Nasce la tentazione del "No" che può distruggere i grillini

L'idea di ripetere lo schema-Renzi: il referendum arma anti giallorossi. Ma nel centrodestra prevale il "Sì"

Nasce la tentazione del "No" che può distruggere i grillini

Attenzione allo schema Renzi. Il fronte del No alla riforma costituzionale intravvede una possibilità in quella che sembrava una battaglia disperata contro una riforma troppo populista per risultare impopolare. È Renato Brunetta, in un'intervista a Repubblica, a dire a voce alta ciò che molti sussurrano da tempo: «I leader del centrodestra, comprendendo il rischio enorme per la democrazia parlamentare, oltre al patto anti-inciucio, ne facciano un altro per dire No al prossimo referendum. Realizzerebbero gioco, partita e incontro». E il responsabile economico di Forza Italia rende esplicita la posta in palio: dare una spallata al governo. Di più, mettere in crisi l'alleanza Pd-M5s, costruita proprio sulla disponibilità del Nazareno a rinnegare le posizioni ribadite con ben tre voti in Parlamento pur di realizzare la convergenza anti-Salvini e tornare al potere.

Il sentiment cui Brunetta dà voce è la chance di ripetere l'impresa andata a segno in occasione del referendum sulla riforma costituzionale voluta da Matteo Renzi: coagulare un fronte disposto a trasformare il referendum in una trappola letale per il governo dell'allora leader del Pd. Certo, all'epoca fu lo stesso leader di Rignano a dare una mano ai suoi avversari personalizzando esplicitamente la consultazione, tramutandolo in un voto pro o contro di lui. Giuseppe Conte ha dalla sua il vantaggio di una personalità decisamente meno vistosa, tratto caratteriale di solito poco utile alla leadership, ma che in questo frangente potrebbe aiutarlo a restare sullo sfondo.

Brunetta coglie però un altro sommovimento in corso: «Anche Pd e Leu potrebbero svegliarsi e non accettare un taglio che hanno votato controvoglia». E in effetti nel Pd si è formato un agguerrito fronte dei «democratici per il No» che vede schierati nomi come Tommaso Nannicini e il capogruppo in Senato Andrea Marcucci. E anche una larga fetta della base, tra appelli di costituzionalisti, adesioni di avvocati e magistrati (tra cui Armando Spataro), tam tam di Sardine, Anpi e Anci. E i toni si sono scaldati in fretta, tanto che chi argomenta per il Sì, come Stefano Ceccanti, si è visto attaccare duramente, al punto da replicare che i democratici per il No «tanto democratici dimostrano di non essere».

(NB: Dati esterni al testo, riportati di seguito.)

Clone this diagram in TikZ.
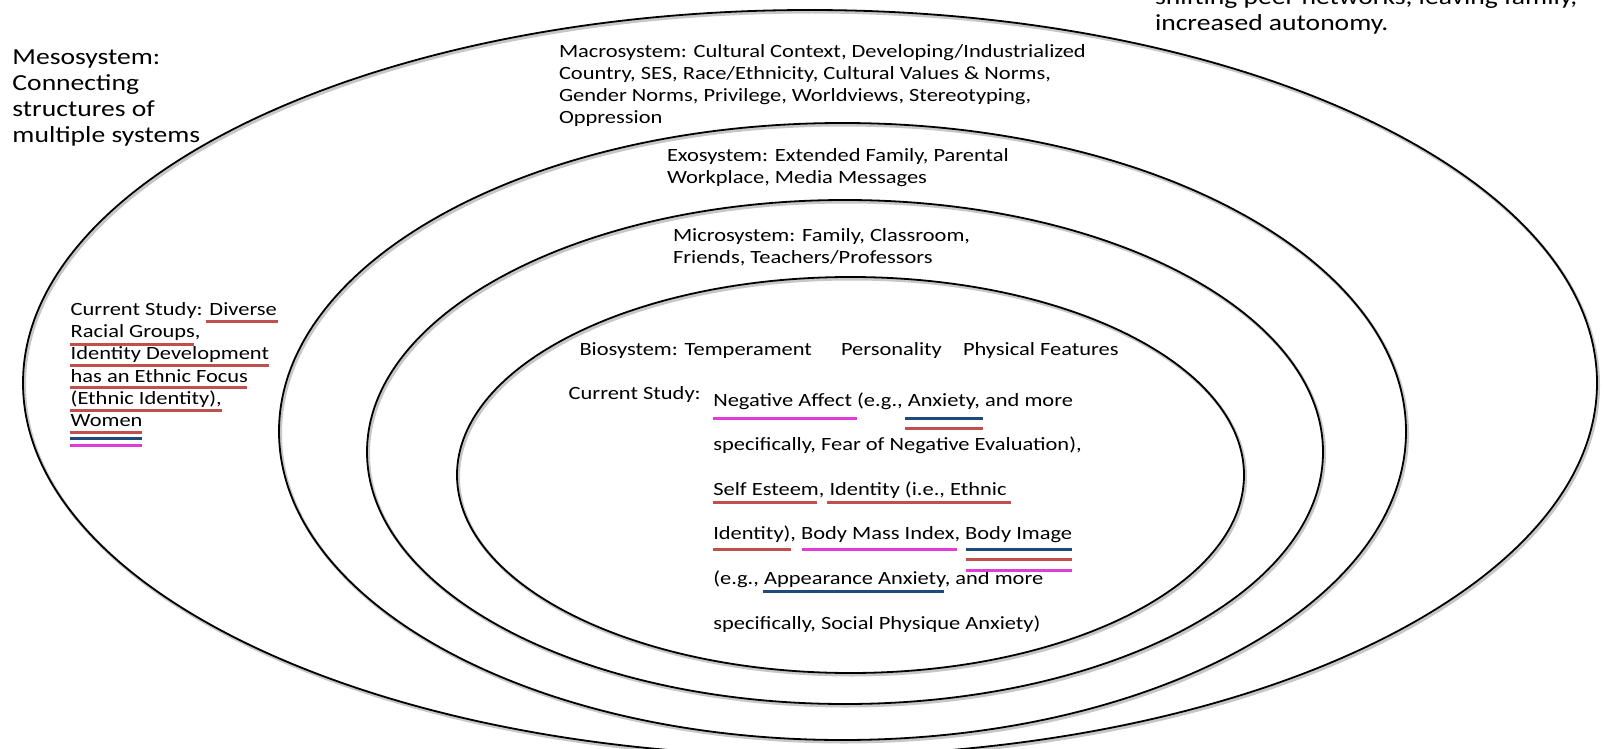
\documentclass[tikz,border=0pt]{standalone}
\usepackage{fontspec}
\setmainfont{Carlito}[FakeStretch=1.2]
\definecolor{ulred}{RGB}{192,80,77}
\definecolor{ulblue}{RGB}{31,73,125}
\definecolor{ulpink}{RGB}{226,60,216}
\begin{document}
\begin{tikzpicture}[x=1pt,y=-1pt,
  ring/.style={draw=black, line width=1.8pt},
  ringshadow/.style={draw=black!22, line width=3pt},
  txt/.style={anchor=base west, inner sep=0pt, outer sep=0pt, font=\fontsize{18.7}{22}\selectfont},
  big/.style={txt, font=\fontsize{23}{26}\selectfont},
  ulr/.style={draw=ulred, line width=3pt},
  ulb/.style={draw=ulblue, line width=3pt},
  ulp/.style={draw=ulpink, line width=3pt}]
\useasboundingbox (0,0) rectangle (1604,749);
\fill[white] (0,0) rectangle (1604,749);

% nested system rings: macro, exo, micro, bio
\foreach \cx/\cy/\rx/\ry in {810/383/787/373, 842.5/431.5/563.5/308.5, 845/452/478/252, 850.5/475/393.5/198}{
  \draw[ringshadow] (\cx+1.5,\cy+2) ellipse [x radius=\rx, y radius=\ry];
  \draw[ring] (\cx,\cy) ellipse [x radius=\rx, y radius=\ry];
}

% mesosystem label
\node[big] (meso1) at (12.5,65) {Mesosystem:};
\node[big] (meso2) at (12.5,90.5) {Connecting};
\node[big] (meso3) at (12.5,116.5) {structures of};
\node[big] (meso4) at (12.5,142.5) {multiple systems};

% chronosystem note, top right
\node[big] (chrono1) at (1155,5) {shifting peer networks, leaving family,};
\node[big] (chrono2) at (1155,31) {increased autonomy.};

% macrosystem
\node[txt] (macro1) at (559,58) {Macrosystem: Cultural Context, Developing/Industrialized};
\node[txt] (macro2) at (559,80) {Country, SES, Race/Ethnicity, Cultural Values \& Norms,};
\node[txt] (macro3) at (559,102) {Gender Norms, Privilege, Worldviews, Stereotyping,};
\node[txt] (macro4) at (559,124) {Oppression};

% exosystem
\node[txt] (exo1) at (667,161.5) {Exosystem: Extended Family, Parental};
\node[txt] (exo2) at (667,183) {Workplace, Media Messages};

% microsystem
\node[txt] (micro1) at (673,241.5) {Microsystem: Family, Classroom,};
\node[txt] (micro2) at (673,263.5) {Friends, Teachers/Professors};

% biosystem
\node[txt] (bio1) at (579.5,355) {Biosystem: Temperament};
\node[txt] (bio2) at (841,355) {Personality};
\node[txt] (bio3) at (963,355) {Physical Features};

% current study, individual level
\node[txt] (cs) at (568.7,399.5) {Current Study:};
\node[txt] (b1) at (713.3,406) {Negative Affect (e.g., Anxiety, and more};
\node[txt] (b2) at (713.3,450.5) {specifically, Fear of Negative Evaluation),};
\node[txt] (b3) at (713.3,495) {Self Esteem, Identity (i.e., Ethnic};
\node[txt] (b4) at (713.3,539.5) {Identity), Body Mass Index, Body Image};
\node[txt] (b5) at (713.3,584) {(e.g., Appearance Anxiety, and more};
\node[txt] (b6) at (713.3,629) {specifically, Social Physique Anxiety)};

% current study, group level
\node[txt] (g1) at (70.7,315) {Current Study: Diverse};
\node[txt] (g2) at (70.7,337.5) {Racial Groups,};
\node[txt] (g3) at (70.7,359.5) {Identity Development};
\node[txt] (g4) at (70.7,382) {has an Ethnic Focus};
\node[txt] (g5) at (70.7,404) {(Ethnic Identity),};
\node[txt] (g6) at (70.7,426) {Women};

% colour-coded underlines
\draw[ulr] (205.7,321) -- (278,321);
\draw[ulr] (70,344) -- (194,344);
\draw[ulr] (70,365) -- (269,365);
\draw[ulr] (70,387) -- (247,387);
\draw[ulr] (70,410) -- (222,410);
\draw[ulr] (70,432) -- (142,432);
\draw[ulb] (70,438.7) -- (142,438.7);
\draw[ulp] (70,445) -- (142,445);

\draw[ulp] (713,418.5) -- (856.5,418.5);
\draw[ulb] (904.7,418.5) -- (983,418.5);
\draw[ulr] (904.7,428.7) -- (983,428.7);
\draw[ulr] (713.3,502.3) -- (816.7,502.3);
\draw[ulr] (826.7,502.3) -- (1011,502.3);
\draw[ulr] (713.3,549.3) -- (791,549.3);
\draw[ulp] (801.7,549.3) -- (956.7,549.3);
\draw[ulb] (965.7,549.3) -- (1072.3,549.3);
\draw[ulr] (965.7,559.3) -- (1072.3,559.3);
\draw[ulp] (965.7,570) -- (1072.3,570);
\draw[ulb] (763.3,591.7) -- (944.3,591.7);
\end{tikzpicture}
\end{document}
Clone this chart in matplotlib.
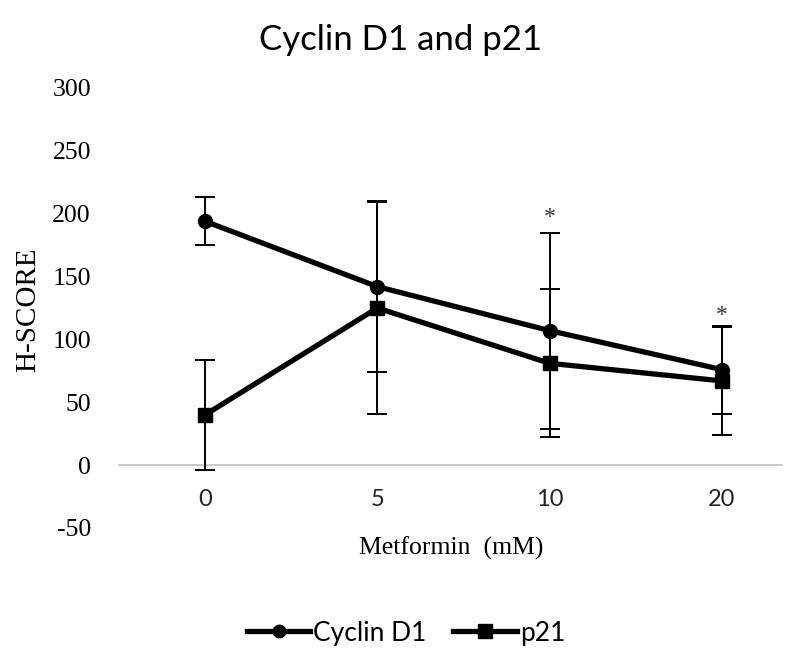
import matplotlib
matplotlib.use("Agg")
import matplotlib.pyplot as plt
from matplotlib.lines import Line2D

categories = ["0", "5", "10", "20"]
cyclin_d1 = [194, 142, 107, 76]
cyclin_d1_err = [19, 68, 78, 35]
p21 = [40, 125, 81, 67]
p21_err = [44, 84, 59, 43]
star_labels = ["", "", "*", "*"]
star_heights = [None, None, 197, 119]
yticks = [-50, 0, 50, 100, 150, 200, 250, 300]

fig = plt.figure(figsize=(8.05, 6.51), dpi=100)
ax = fig.add_axes([118/805, 123/651, 665/805, 440/651])
xs = list(range(len(categories)))

ax.axhline(0, color="#c0c0c0", lw=1.2, zorder=1)

ax.errorbar(xs, cyclin_d1, yerr=cyclin_d1_err, fmt="none", ecolor="black",
            elinewidth=1.4, capsize=7, capthick=1.4, zorder=2)
ax.errorbar(xs, p21, yerr=p21_err, fmt="none", ecolor="black",
            elinewidth=1.4, capsize=7, capthick=1.4, zorder=2)
ax.plot(xs, cyclin_d1, color="black", lw=3.8, marker="o", markersize=10, zorder=3)
ax.plot(xs, p21, color="black", lw=3.8, marker="s", markersize=10, zorder=3)

for x, s, h in zip(xs, star_labels, star_heights):
    if s:
        ax.text(x, h, s, ha="center", va="center", fontsize=17,
                family="Liberation Serif", color="#333333")

ax.set_xlim(-0.505, 3.354)
ax.set_ylim(-50, 300)
ax.set_yticks(yticks)
ax.set_yticklabels([str(v) for v in yticks], family="Liberation Serif", fontsize=18.5)
ax.tick_params(axis="y", length=0, pad=19.5)
ax.set_xticks([])
for x, c in zip(xs, categories):
    ax.text(x, -27, c, ha="center", va="center", fontsize=17, family="Lato",
            color="#222222")
for sp in ax.spines.values():
    sp.set_visible(False)

fig.text(451/805, 1 - 548/651, "Metformin  (mM)", ha="center", va="center",
         family="Liberation Serif", fontsize=18.5)
fig.text(28/805, 1 - 310/651, "H-SCORE", ha="center", va="center", rotation=90,
         family="Liberation Serif", fontsize=21)
fig.text(401/805, 1 - 40/651, "Cyclin D1 and p21", ha="center", va="center",
         family="Lato", fontsize=25)

handles = [Line2D([], [], color="black", lw=3.8, marker="o", markersize=9),
           Line2D([], [], color="black", lw=3.8, marker="s", markersize=10)]
leg = fig.legend(handles, ["Cyclin D1", "p21"], loc="center",
                 bbox_to_anchor=(406/805, 1 - 633/651), ncol=2, frameon=False,
                 prop={"family": "Lato", "size": 19}, handlelength=2.4,
                 handletextpad=0.12, columnspacing=1.0)

fig.savefig("out.png", dpi=100)
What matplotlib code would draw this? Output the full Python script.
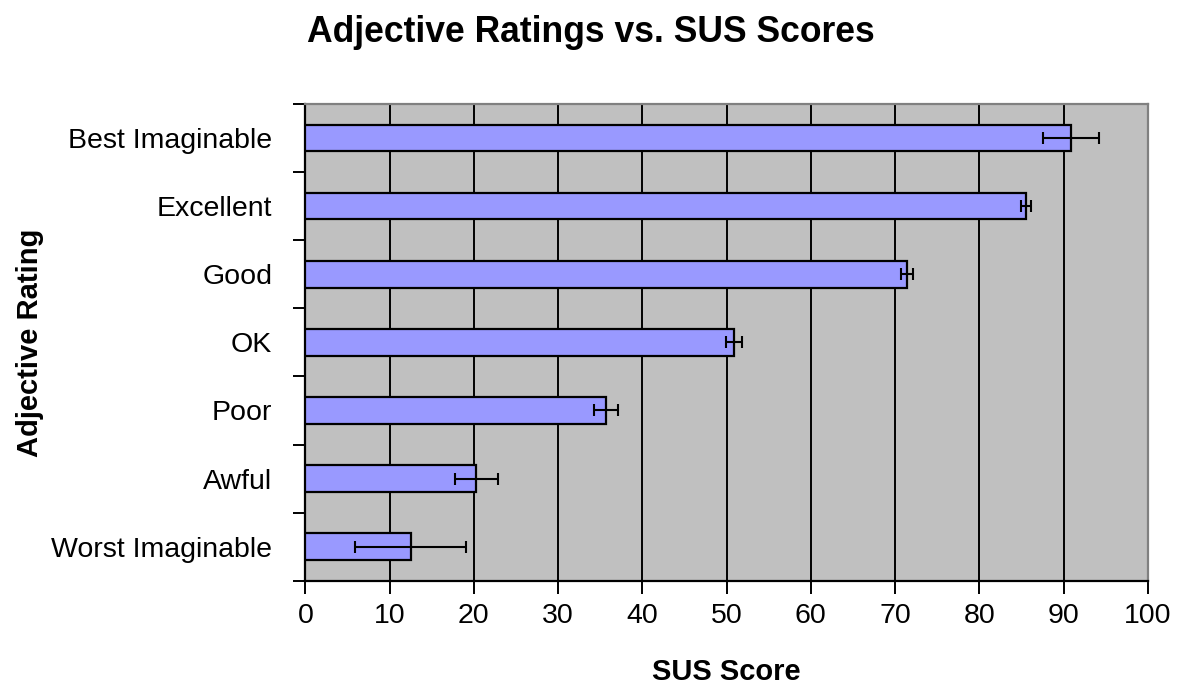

Lo stesso Matteo Renzi avverte il peso dell'analogia con la sua vicenda, e pur sminuendo la riforma, («È un referendum più inutile che dannoso, solo una mossa demagogica»), non affonda il colpo: «Basta, non personalizzo i referendum». Anche la cautela di Luigi Di Maio dimostra che i 5s sono coscienti che polarizzare il confronto non conviene: «Il referendum non è la fine di un percorso ma l'inizio, -dice il ministro- seguiranno le modifiche ai regolamenti parlamentari, una legge elettorale approvata a larga maggioranza».

Il problema è che nel centrodestra invece i leader non vogliono lasciare la battaglia anti casta nelle mani dei grillini. Inequivocabile Giorgia Meloni schierata per il Sì: «Non mi sfugge che un eventuale successo del no potrebbe mettere in difficoltà la maggioranza, ma non baratto una cosa in cui credo con l'utilità di un momento». In Forza Italia, se tanti parlamentari come Deborah Bergamini e Andrea Cangini fanno da motore al comitato per il No, la linea che prevale è più prudente: «Siamo sempre stati favorevoli al taglio dei parlamentari, -ha detto ieri Antonio Tajani dal Meeting di Rimini- ma non per fare una campagna demagogica per colpire i parlamentari». Del resto non tutti sono convinti di legare referendum e attacco al governo: «Il No -medita Cangini- indebolirebbe i 5s, già divisi da una guerra per bande, ma non so se cadrebbe il governo. E del resto le ragioni del No alla riforma sono già abbastanza valide senza aggiungerne altre».

E nel centrodestra anche Salvini da Rimini conferma la linea del Sì. Ma i giochi sono ancora aperti. E tra i parlamentari leghisti ci sarebbe poca voglia di spendersi per una campagna referendaria parallela a quella grillina.